Natural Health News — When you have a fever, your nose is stuffed and your headache is spreading to your toes, your body is telling you to stay home in bed.
Feeling sick is an evolutionary adaptation argues a recent paper.
We tend to take it for granted that infection is what causes the symptoms of illness, assuming that the only significance of symptoms is to alert us to the fact that we are under the weather.
In truth, many of our body’s systems are involved in being sick: the immune system and endocrine systems, as well as our nervous system. Moreover, the behavior we associate with sickness is not limited to humans.
» The symptoms of a cold may be doing more than making you miserable.
» All living things behave differently when they are ill, usually seeking isolation.
» Scientists suggest that this need for isolation is hardwired into our genetic code and has an evolutionary purpose – helping to ensure that the wider social group stays healthy and survives.

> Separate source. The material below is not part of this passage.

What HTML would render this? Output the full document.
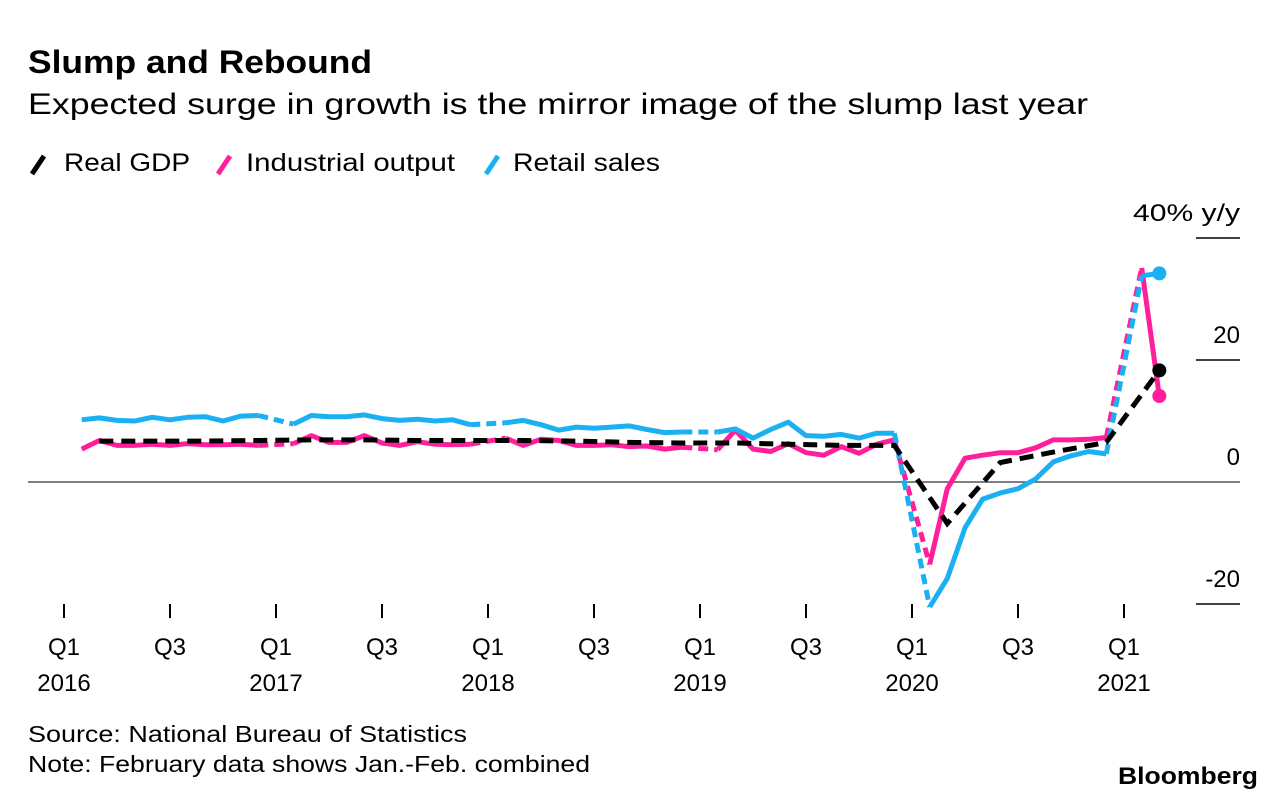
<!DOCTYPE html>
<html><head><meta charset="utf-8"><style>
body{margin:0;background:#fff;width:1286px;height:802px;overflow:hidden;font-family:"Liberation Sans",sans-serif;color:#000}
svg{position:absolute;left:0;top:0}
</style></head><body>
<svg width="1286" height="802">
<text x="28" y="73" font-size="32" font-weight="bold" textLength="344" lengthAdjust="spacingAndGlyphs">Slump and Rebound</text>
<text x="28" y="114" font-size="30" textLength="1060" lengthAdjust="spacingAndGlyphs">Expected surge in growth is the mirror image of the slump last year</text>
<g font-size="25">
<line x1="32" y1="174" x2="44" y2="156" stroke="#000" stroke-width="5"/>
<text x="64" y="171" textLength="126" lengthAdjust="spacingAndGlyphs">Real GDP</text>
<line x1="218" y1="174" x2="230" y2="156" stroke="#ff1f9a" stroke-width="5"/>
<text x="246" y="171" textLength="209" lengthAdjust="spacingAndGlyphs">Industrial output</text>
<line x1="486" y1="174" x2="498" y2="156" stroke="#1ab0f2" stroke-width="5"/>
<text x="513" y="171" textLength="147" lengthAdjust="spacingAndGlyphs">Retail sales</text>
</g>
<g id="axes"></g>
<g id="series"></g>
<text x="28" y="742" font-size="23" textLength="439" lengthAdjust="spacingAndGlyphs">Source: National Bureau of Statistics</text>
<text x="28" y="772" font-size="23" textLength="562" lengthAdjust="spacingAndGlyphs">Note: February data shows Jan.-Feb. combined</text>
<text x="1118" y="784" font-size="24" font-weight="bold" textLength="140" lengthAdjust="spacingAndGlyphs">Bloomberg</text>
</svg>
<script>
const yTicks=[40,20,0,-20];
const yTickLabels=["40% y/y","20","0","-20"];
const xTickLabels=["Q1","Q3","Q1","Q3","Q1","Q3","Q1","Q3","Q1","Q3","Q1"];
const xYearLabels=["2016","","2017","","2018","","2019","","2020","","2021"];
// monthly, index 0 = Jan 2016; null = no January release
const industrial=[null,5.4,6.8,6.0,6.0,6.2,6.0,6.3,6.1,6.1,6.2,6.0,
 null,6.3,7.6,6.5,6.5,7.6,6.4,6.0,6.6,6.2,6.1,6.2,
 null,7.2,6.0,7.0,6.8,6.0,6.0,6.1,5.8,5.9,5.4,5.7,
 null,5.3,8.5,5.4,5.0,6.3,4.8,4.4,5.8,4.7,6.2,6.9,
 null,-13.5,-1.1,3.9,4.4,4.8,4.8,5.6,6.9,6.9,7.0,7.3,
 null,35.1,14.1];
const retail=[null,10.2,10.5,10.1,10.0,10.6,10.2,10.6,10.7,10.0,10.8,10.9,
 null,9.5,10.9,10.7,10.7,11.0,10.4,10.1,10.3,10.0,10.2,9.4,
 null,9.7,10.1,9.4,8.5,9.0,8.8,9.0,9.2,8.6,8.1,8.2,
 null,8.2,8.7,7.2,8.6,9.8,7.6,7.5,7.8,7.2,8.0,8.0,
 null,-20.5,-15.8,-7.5,-2.8,-1.8,-1.1,0.5,3.3,4.3,5.0,4.6,
 null,33.8,34.2];
// quarterly, plotted at quarter-end month
const gdp=[6.7,6.7,6.7,6.8,6.9,6.9,6.8,6.8,6.8,6.7,6.5,6.4,6.4,6.2,6.0,6.0,-6.8,3.2,4.9,6.5,18.3];
const NS="http://www.w3.org/2000/svg";
const X=m=>64+m*212/12;
const Y=v=>482-v*6.1;
function mk(tag,attrs,parent){const e=document.createElementNS(NS,tag);for(const k in attrs)e.setAttribute(k,attrs[k]);parent.appendChild(e);return e;}
const ax=document.getElementById('axes'), se=document.getElementById('series');
yTicks.forEach((t,i)=>{
  if(t===0){const l=mk('line',{x1:28,x2:1240,y1:Y(0),y2:Y(0),stroke:'#555','stroke-width':1.5},ax);
    
    }
  else{const l=mk('line',{x1:1196,x2:1240,y1:Y(t),y2:Y(t),stroke:'#000','stroke-width':1.5},ax);
    
    }
  const tx=mk('text',{x:1240,y:Y(t)-17,'font-size':24,'text-anchor':'end'},ax);tx.textContent=yTickLabels[i];
  if(i===0){tx.setAttribute('textLength','107');tx.setAttribute('lengthAdjust','spacingAndGlyphs');}
  
  
});
xTickLabels.forEach((lab,i)=>{
  const x=X(i*6);
  const l=mk('line',{x1:x,x2:x,y1:604,y2:618,stroke:'#000','stroke-width':2},ax);
  
  
  const t=mk('text',{x:x,y:655,'font-size':24,'text-anchor':'middle'},ax);t.textContent=lab;
  
  
  if(xYearLabels[i]){const y=mk('text',{x:x,y:691,'font-size':24,'text-anchor':'middle'},ax);y.textContent=xYearLabels[i];
    
    }
});
function monthly(arr,color,name){
  let solid="",dashed="",prev=null;
  arr.forEach((v,i)=>{
    if(v===null)return;
    const p=X(i).toFixed(1)+","+Y(v).toFixed(1);
    if(prev!==null&&i-prev.i===1){solid+=" L"+p;}
    else{ if(prev!==null) dashed+=" M"+prev.p+" L"+p; solid+=" M"+p;}
    prev={i,p};
  });
  const d=mk('path',{d:dashed,fill:'none',stroke:color,'stroke-width':5,'stroke-dasharray':'10,6'},se);
  
  
  const s=mk('path',{d:solid,fill:'none',stroke:color,'stroke-width':5,'stroke-linejoin':'round'},se);
  
  
  const li=arr.length-1;
  const c=mk('circle',{cx:X(li),cy:Y(arr[li]),r:7,fill:color},se);
  
  
}
monthly(industrial,'#ff1f9a','industrial-output');
monthly(retail,'#1ab0f2','retail-sales');
(function(){
  const d=gdp.map((v,i)=>(i?"L":"M")+X(i*3+2).toFixed(1)+","+Y(v).toFixed(1)).join(" ");
  const p=mk('path',{d:d,fill:'none',stroke:'#000','stroke-width':5,'stroke-dasharray':'14,8'},se);
  
  
  const li=gdp.length-1;
  const c=mk('circle',{cx:X(li*3+2),cy:Y(gdp[li]),r:7,fill:'#000'},se);
  
  
})();
</script>
</body></html>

Anyone who has a pet knows that animals act differently when they are ill. Some of the most extreme “sickness behavior” is found in such social insects as bees, which typically abandon the hive to die elsewhere when they are sick. In other words, such behavior seems to have been preserved over millennia of evolution.
The selfish gene?
Why does this phenomenon persist? According to the scientists writing in PLoS Biology symptoms have a meaning beyond the level of the individual. Rather, they suggest, evolution is functioning on the level of the “selfish gene” which ensures that even if the individual organism doesn’t survive the illness, isolating itself from its social environment (such as staying home when you have a cold) will reduce the overall rate of infection in the group.
“From the point of view of the individual, this behavior may seem overly altruistic,” says co-author Dr. Keren Shakhar, of the Psychology Department of the College of Management Academic Studies at the Weizmann Institute,”but from the perspective of the gene, its odds of being passed down are improved.”
Symptoms sending a message
In the paper, the scientists go through a list of common symptoms, and each seems to support the hypothesis.
Appetite loss, for example, hinders the disease from spreading by communal food or water resources. Fatigue and weakness can lessen the mobility of the infected individual, reducing the radius of possible infection.
Along with the symptoms, the sick individual can become depressed and lose interest in social and sexual contact, again limiting opportunities to pass their illness on to others. Lapses in personal grooming and changes in body language say: I’m sick! Don’t come near!
“We know that isolation is the most efficient way to stop a transmissible disease from spreading,” says co-author Prof. Guy Shakhar of the Weizmann Institute’s Immunology Department “The problem is that today, for example, with flu, many do not realize how deadly it can be. So they go against their natural instincts, take a pill to reduce pain and fever and go to work, where the chance of infecting others is much higher.”
As cold and flu season is upon us the scientists say they hope its message sinks in: Millions of years of evolution are not wrong. When you feel sick, it’s a sign you need to stay home.